試合のプレー、珍プレーなどの出来事を掘り下げて検証する企画。南アフリカW杯の「スーパープレー、お宝発掘」をリニューアルし、スーパープ レーや勝負のあやに迫ります。

これがドイツ、伝統の「1-0」で4強


<W杯:ドイツ1-0フランス>◇準々決勝◇4日◇リオデジャネイロ

 ドイツが、準決勝進出一番乗りを果たした。優勝経験国同士の対戦となったフランス戦に、危なげなく1-0で勝利。前半13分にDFマッツ・フンメルス(25=ドルトムント)が挙げたゴールを手堅く守って逃げ切った。史上初の4大会連続で13回目の4強入りを果たしたドイツ。なぜ「1-0」で抜群の強さを発揮するのか。答えはドイツの選手たちに脈々と受け継がれる「勝者のメンタリティー」にあった。
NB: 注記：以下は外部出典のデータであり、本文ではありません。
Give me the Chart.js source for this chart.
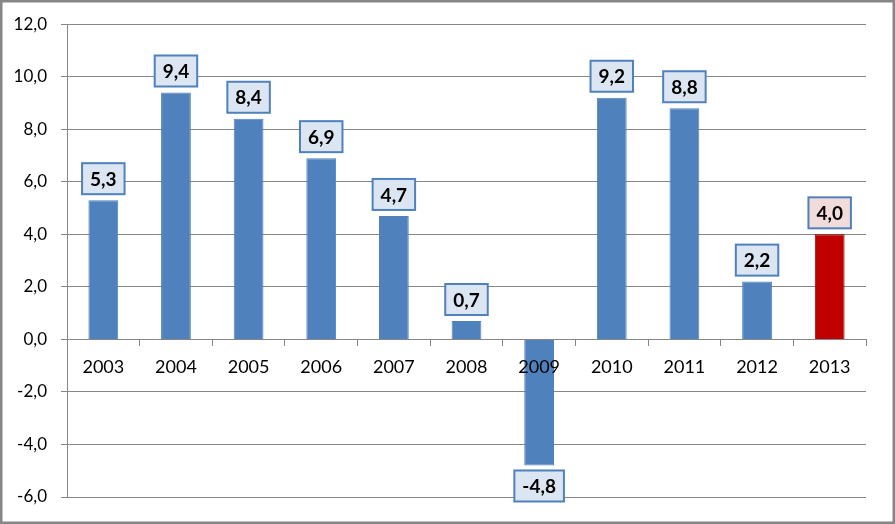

 前半13分のFK、この日初めてのセットプレーからフンメルスがゴールした瞬間、レーウ監督と選手たちは勝利を確信したはずだ。スタンドのドイツサポーターも、世界中のテレビ観戦者も「やっぱりドイツ」と思ったはず。「1-0」勝利はお家芸、W杯で実に16回も記録している。

 1次リーグ3試合を蒸し暑い北東部の会場で戦い、決勝トーナメント1回戦のアルジェリア戦は120分の激闘。さらに、チーム内にインフルエンザの症状を訴える選手が出るなど、体調面に不安があった。それでも、選手層の厚さと複数ポジションがこなせる高い能力で「1-0」の必勝パターンに持ち込んだ。

 先制してからは、DF陣が無理に攻めず、守備を重視した。シュート数はフランスの13本に対して8本。決定的なチャンスも少なかったし、攻め込まれる場面も多かった。それでも、GKノイアーを軸に完封し、勝利に結びつけた。

 決して守り一辺倒にはならなかった。レーウ監督はシュルレ、ゲッツェ、クラマーとFWを次々投入。フレッシュな選手が前線で動き、相手を守備で走らせた。守りを固めたり時間稼ぎをしても、勝利にはつながらない。ドイツは、それを知っている。「どうすれば勝てるか」「勝利には何が必要か」が浸透している。それこそが「勝者のメンタリティー」なのだ。

 この日、ロッカールームには54年、74年、90年大会の優勝ユニホームが飾られた。敗戦国の国民に「サッカーなら世界一」という自信を植え付けた54年、クライフのオランダを下した74年、マラドーナのアルゼンチンを葬った90年。脈々と受け継がれる「勝者のメンタリティー」を胸に、選手はフランスと戦った。

 「強い者が勝つのではない。勝った者が強いのだ」と言ったのはドイツのレジェンド、ベッケンバウアーだ。「創造性がない」「つまらない」「退屈」…。何を言われても、ドイツは勝利にこだわる。レーウ監督のもとでポゼッションを高め、攻撃力を磨いてきたドイツが、ここ一番で見せた「つまらない1-0」。しかし、これこそが「最後に勝つ」ドイツの強さだ。